Show HN: MCP server gives your agent a budget (save tokens, get smarter results)

5 points by bennettdixon 1 day ago

As a consultant I foot my own Cursor bills, and last month was $1,263. Opus is too good not to use, but there's no way to cap spending per session. After blowing through my Ultra limit, I realized how token-hungry Cursor + Opus really is. It spins up sub-agents, balloons the context window, and suddenly, a task I expected to cost $2 comes back at $8. My bill kept going up, but was I really going to switch to a worse model?

No. So I built l6e: an MCP server that gives your agent the ability to budget. It works with Cursor, Claude Code, Windsurf, Openclaw, and every MCP-compatible application.

Saving money was why I built it, but what surprised me was that the process of budgeting changed the agent's behavior. An agent that understands the limitations of the resources doesn't try to speculatively increase the context window with extra files. It doesn't try to reach every possible API. The agent plans ahead, sticks to it, and ends work when it should.

It works, and we've been dogfooding it hard.
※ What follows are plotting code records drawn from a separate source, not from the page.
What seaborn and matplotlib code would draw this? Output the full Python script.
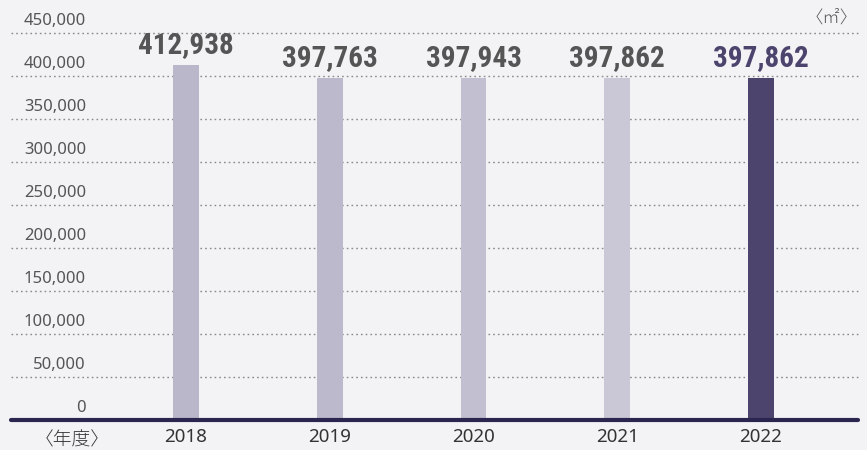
import matplotlib
matplotlib.use("Agg")
import matplotlib.pyplot as plt
import seaborn as sns
import pandas as pd

years = ["2018", "2019", "2020", "2021", "2022"]
values = [412938, 397763, 397943, 397862, 397862]
bar_colors = ["#bbb7cb", "#bdb9cd", "#c2bfd1", "#cac7d7", "#4d446e"]
label_colors = ["#555555", "#555555", "#555555", "#555555", "#4d446e"]
y_ticks = [0, 50000, 100000, 150000, 200000, 250000, 300000, 350000, 400000, 450000]
unit_label = "〈㎡〉"
x_axis_label = "〈年度〉"

sns.set_theme(style="white")
plt.rcParams["font.family"] = ["Noto Sans CJK JP", "DejaVu Sans"]

bg = "#f3f3f6"
fig = plt.figure(figsize=(8.67, 4.5), dpi=100, facecolor=bg)
ax = fig.add_axes([11 / 867, 30 / 450, 847 / 867, 387 / 450])
ax.set_facecolor(bg)

df = pd.DataFrame({"year": years, "value": values})
sns.barplot(data=df, x="year", y="value", hue="year", palette=bar_colors,
            width=0.18, legend=False, ax=ax, saturation=1, linewidth=0)

ax.set_xlim(-1.218, 4.676)
ax.set_ylim(0, 450000)

for s in ax.spines.values():
    s.set_visible(False)

# gridlines
for t in y_ticks[1:]:
    ax.axhline(t, color="#8a8a8a", linestyle=(0, (1.2, 2.2)), linewidth=1.0, zorder=0, clip_on=False)
ax.axhline(0, color="#2b2650", linewidth=3, zorder=3, clip_on=False)

tick_font = ["Noto Sans", "DejaVu Sans"]
ax.set_yticks([])
ax.set_xticks(range(len(years)))
ax.set_xticklabels(years, fontsize=13.5, color="#333333", family=tick_font)
ax.tick_params(axis="x", length=0, pad=6)
ax.set_xlabel("")
ax.set_ylabel("")

# y tick labels above gridlines
for t in y_ticks:
    ax.annotate(f"{t:,}", xy=(75 / 847, t), xycoords=("axes fraction", "data"),
                xytext=(0, 3), textcoords="offset points", ha="right", va="bottom",
                fontsize=12, color="#555555", family=tick_font)

# value labels
for i, (v, c) in enumerate(zip(values, label_colors)):
    ax.annotate(f"{v:,}", xy=(i, v), xytext=(0, 4), textcoords="offset points",
                ha="center", va="bottom", fontsize=21, fontweight="bold", color=c,
                family=["Roboto Condensed", "Roboto", "DejaVu Sans"], fontstretch="condensed")

fig.text(858 / 867, 1 - 18 / 450, unit_label, ha="right", va="center", fontsize=12.5,
         color="#555555", fontweight="light")
fig.text(72 / 867, 1 - 440 / 450, x_axis_label, ha="center", va="center", fontsize=13.5,
         color="#333333", fontweight="light")

fig.savefig("out.png", dpi=100, facecolor=bg)
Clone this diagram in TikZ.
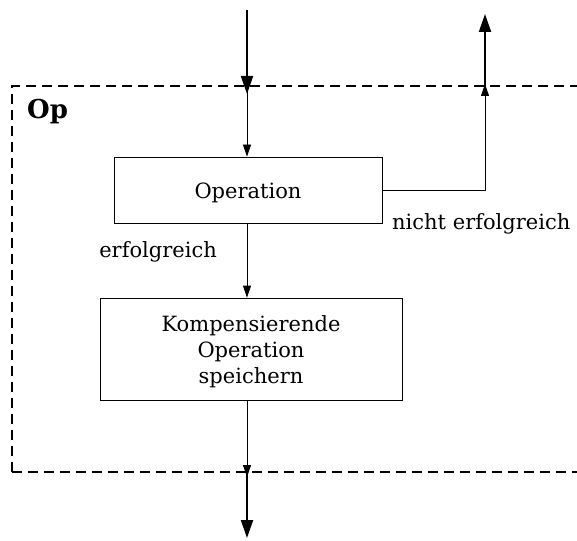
\documentclass[tikz,border=0pt]{standalone}
\usepackage{fontspec}
\setmainfont{DejaVu Serif}
\usetikzlibrary{arrows.meta}
\begin{document}
\begin{tikzpicture}[x=1pt,y=-1pt,
  txt/.style={font=\fontsize{21}{26}\selectfont,inner sep=0pt,align=center},
  box/.style={draw,line width=0.8pt,inner sep=0pt},
  thin/.style={line width=0.8pt,-{Triangle[length=12pt,width=8pt]}},
  thick/.style={line width=2pt,-{Triangle[length=18pt,width=12pt]}},
  frame/.style={line width=1.4pt,dash pattern=on 10pt off 6pt}]
\useasboundingbox (0,0) rectangle (577,540);
% dashed frame of the operation block
\draw[frame] (12,472) -- (12,86) -- (590,86);
\draw[frame] (12,472) -- (590,472);
\node[anchor=west,font=\fontsize{26}{30}\selectfont\bfseries,inner sep=0pt] (op) at (27,112) {Op};
% boxes and their texts
\node[box,minimum width=268pt,minimum height=66pt] (oper) at (248,190) {};
\node[txt] (operText) at ([yshift=-3pt]oper.center) {Operation};
\node[box,minimum width=302pt,minimum height=102pt] (komp) at (251,349) {};
\node[txt] (kompText) at ([yshift=-3pt]komp.center) {Kompensierende\\Operation\\speichern};
% connection points on the frame
\coordinate (inTop) at (247,10);
\coordinate (inFrame) at (247,86);
\coordinate (outFrame) at (485,86);
\coordinate (outTop) at (485,14);
\coordinate (botFrame) at (247,472);
\coordinate (botEnd) at (247,538);
% connectors
\draw[thick] (inTop) -- ([yshift=-8pt]inFrame);
\draw[thin] (inFrame) -- (oper.north -| inFrame);
\draw[thin] (oper.east) -| ([yshift=2pt]outFrame);
\draw[thick] ([yshift=-6pt]outFrame) -- (outTop);
\draw[thin] (oper.south -| inFrame) -- (komp.north -| inFrame);
\draw[thin] (komp.south -| inFrame) -- ([yshift=-5pt]botFrame);
\draw[thick] ([yshift=2pt]botFrame) -- (botEnd);
\node[txt,anchor=east] (ok) at (217,252) {erfolgreich};
\node[txt,anchor=west] (nok) at (392,224) {nicht erfolgreich};
\end{tikzpicture}
\end{document}
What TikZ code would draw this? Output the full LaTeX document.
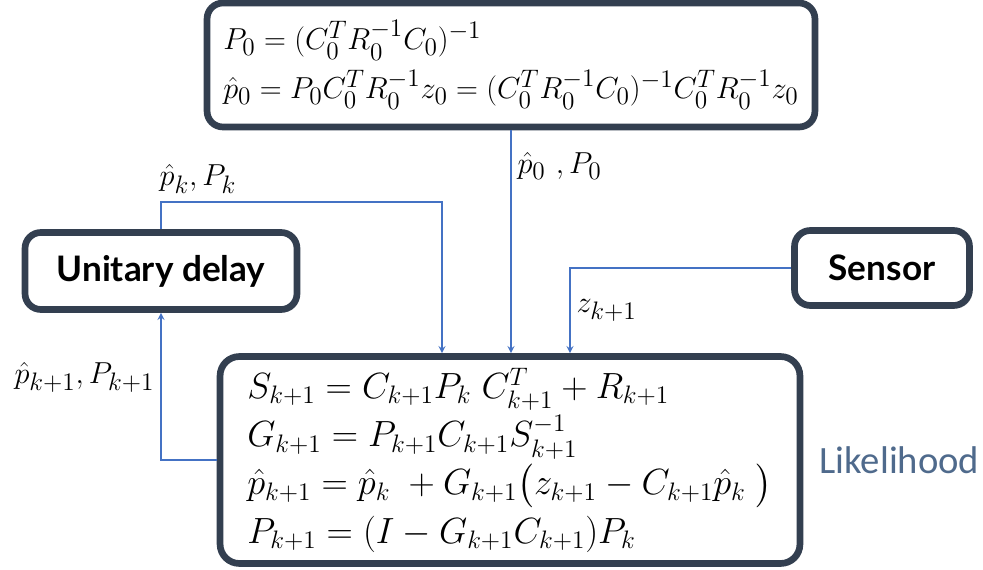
\documentclass[tikz,border=0pt]{standalone}
\usepackage{fontspec}
\usepackage{amsmath}
\usetikzlibrary{positioning,shadows}
\newfontfamily\blockfont{Lato}
\newfontfamily\notefont{Carlito}
\definecolor{slate}{HTML}{333F50}
\definecolor{flowblue}{HTML}{4472C4}
\definecolor{steel}{HTML}{4F6A8C}

\begin{document}
\begin{tikzpicture}[x=0.02cm, y=-0.02cm,
  block/.style={rectangle, rounded corners=9pt, draw=slate, fill=white, line width=3.8pt,
                drop shadow={shadow xshift=1.5pt, shadow yshift=-1.5pt, opacity=0.3}},
  eqs/.style={align=left, inner sep=0pt, font=\fontsize{19}{28}\selectfont},
  title/.style={font=\blockfont\bfseries\fontsize{20}{22}\selectfont},
  feed/.style={->, >=stealth, line width=0.8pt, color=flowblue},
  lbl/.style={text=black, font=\fontsize{19}{22}\selectfont}
]
\useasboundingbox (0,0) rectangle (983,570);

\node[block, eqs, minimum width=12.16cm, minimum height=2.48cm] (init) at (511,65)
  {$P_0 = (C_0^T R_0^{-1} C_0)^{-1}$\\
   $\hat{p}_0 = P_0 C_0^T R_0^{-1} z_0 = (C_0^T R_0^{-1} C_0)^{-1} C_0^T R_0^{-1} z_0$};
\node[block, title, minimum width=5.44cm, minimum height=1.54cm] (delay) at (161,271) {Unitary delay};
\node[block, title, minimum width=3.5cm, minimum height=1.5cm] (sensor) at (882,268) {Sensor};
\node[block, eqs, font=\fontsize{19.8}{25.5}\selectfont, minimum width=11.6cm, minimum height=4.14cm,
      rounded corners=11pt] (update) at (510,460)
  {$S_{k+1} = C_{k+1} P_k\; C_{k+1}^T + R_{k+1}$\\[2pt]
   $G_{k+1} = P_{k+1} C_{k+1} S_{k+1}^{-1}$\\[2pt]
   $\hat{p}_{k+1} = \hat{p}_k\; + G_{k+1}\bigl(z_{k+1} - C_{k+1}\hat{p}_k\;\bigr)$\\[2pt]
   $P_{k+1} = (I - G_{k+1} C_{k+1}) P_k$};
\node[font=\notefont\fontsize{22}{26}\selectfont, text=steel, right=0.2cm of update] (like) {Likelihood};

\draw[feed] (init.south) -- (init.south |- update.north)
  node[lbl, right, pos=0.16] {$\hat{p}_0\ ,P_0$};
\draw[feed] (delay.north) -- ++(0,-27) coordinate (turn)
  node[lbl, above=0.05cm, xshift=0.74cm] {$\hat{p}_k, P_k$}
  -| ([xshift=-1.36cm]update.north);
\draw[feed] (sensor.west) -| ([xshift=1.2cm]update.north)
  node[lbl, right, pos=0.75] {$z_{k+1}$};
\draw[feed] (update.west) -| (delay.south)
  node[lbl, left, pos=0.78] {$\hat{p}_{k+1}, P_{k+1}$};
\end{tikzpicture}
\end{document}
After v1 shipped, the rest of l6e was all built with it. We launched the entire docs site using frontier models for $0.99. The kicker was every time l6e broke in development, I could feel the pain. The agent got sloppy, burned through context, and output quality dropped right along with it.

Install: pip install l6e-mcp

Docs: https://docs.l6e.ai

GitHub: https://github.com/l6e-ai/l6e-mcp

Website: https://l6e.ai

Happy to answer questions about the system design, calibration models, or why I can't go back to coding without it.

axeldunkel 1 day ago

Great idea, I do like the concept to give the LLM more information and context so it can decide what approach is better. But why do you implement it as a mcp server and not as a proxy to have the full context?

bennettdixon 11 hours ago

Great question! We initially started with a proxy, and plan to support it for users that already have things like LiteLLM setup. However we chose the MCP route, and soon plugin route, because it was much lower lift for installation. Setting up a proxy and configuring it for Cursor especially can be a bit tricky. There is actually still some code in the MCP server for a LiteLLM integration, which we hope to support officially soon.
Another large part of it is without MCP, and only a proxy in a client like cursor, the agent doesn't reason about the budget. When it has it has to use it as a tool, it actively thinks about the cost of its actions.

Arkidillo 1 day ago

Interesting, so you're saying the quality increased as well because it has less context bloat to deal with?

bennettdixon 11 hours ago

That has been our finding, it seems that we are able to do larger sessions in a single context window because of the lessened bloat. Certainly needs wider spread testing though which is why we are excited to get more feedback.